Kristofer Munsterhjelm km-elmet at broadpark.no
Sat Feb 6 00:34:14 PST 2010


Abd ul-Rahman Lomax wrote:

> I don't think it's true that it has been "without problems." There are 
> and have been problems. But if IRV were an optimal method, it might be 
> worth the trouble. For multiwinner STV, indeed, it might well be worth 
> the trouble. But for single-winner? I don't think so. There are simpler 
> methods that produce better results, by all objective measures.
> 
> (Frankly, there is only one clearly objective measure, which is how a 
> method performs in simulations, particularly with reasonable simulation 
> of actual preference profiles -- full utility profiles -- and voting 
> strategies as voters are known to use or are likely to use. "Election 
> criteria," like the Condorcet Criterion, tend to be criteria that are 
> intuitively satisfying, but that can actually fail completely and 
> obviously under certain conditions, and a method failing a criterion may 
> mean nothing if the failure is so rare and requires such unusual voting 
> patterns that it will never be encountered under realistic conditions. 
> Basically, how do we judge the criteria? And there are only two ways 
> that I see, one is through utility analysis and the other through basic 
> democratic principles, broadly accepted, such as the right of decision 
> that is held by a majority; a majority of voters voting for a single 
> proposition, with no opposing majority voting simultaneously for a 
> conflicting proposition, must have the right to implementation. When 
> there are multiple majorities there is not a simple question and there 
> remains doubt as to a majority decision.)

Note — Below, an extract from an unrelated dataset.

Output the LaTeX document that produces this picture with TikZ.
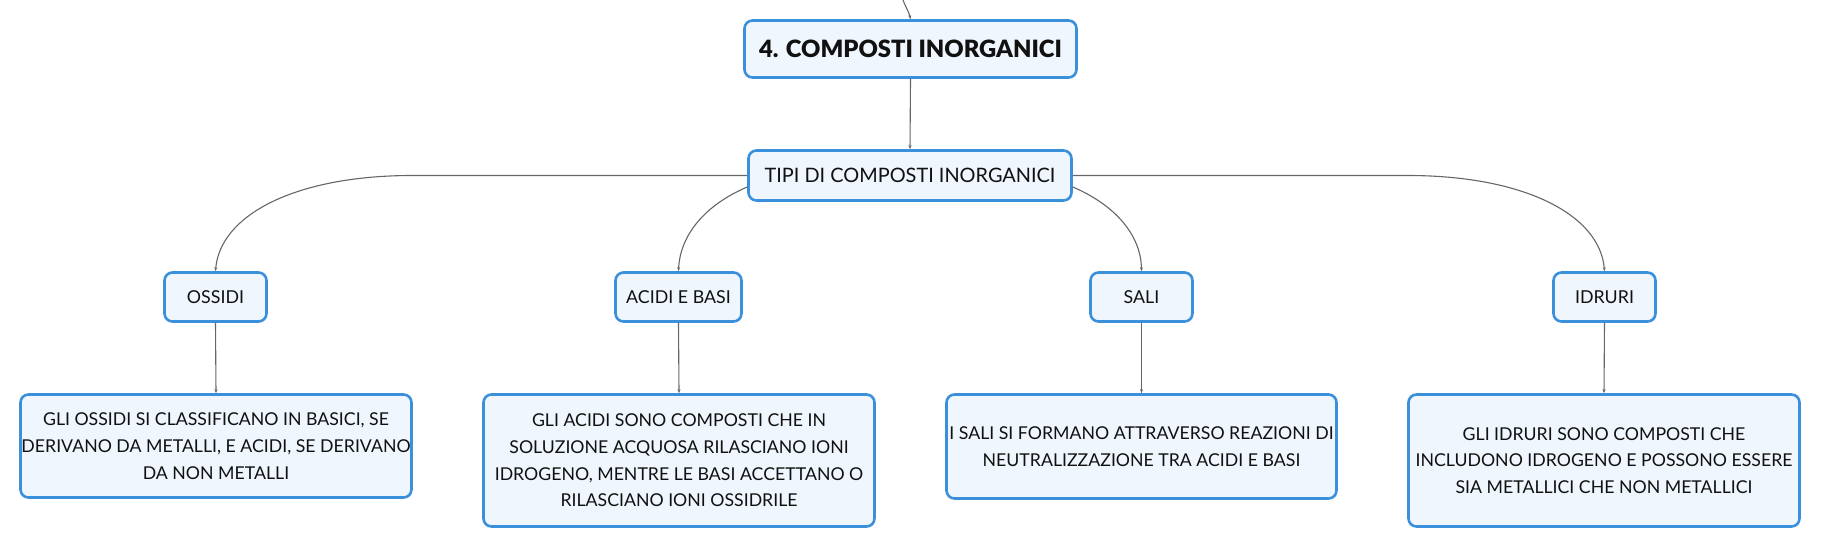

I'm not quite sure about this. Say you have an almost-perfect method: 
usually it elects great candidates, but once in a while, it picks a very 
bad dictator, or respects the wishes of a tiny minority, or somesuch. It 
does this seldomly enough that it's just ever so slightly better than 
the best alternative, on average.
However, those who hold democracy as an ideal would probably not like 
this method, because once in a while, it "hiccups". The jitter or 
hunting, itself, provides a bad outcome; and in a sense, criteria are 
guarantees that a bad outcome (according to the criterion) won't happen, 
period.

To make it somewhat more familiar: Range may be the best Bayesian Regret 
method, but that won't help once people notice that it gives a minority 
power to outvote a majority. Sure, that may be "better" according to BR, 
but it's not majority-rule democracy, which is the context in which 
these methods are considered. If you're going to fail Majority, you at 
least need a runoff so it's intuitively possible for people to keep that 
from happening.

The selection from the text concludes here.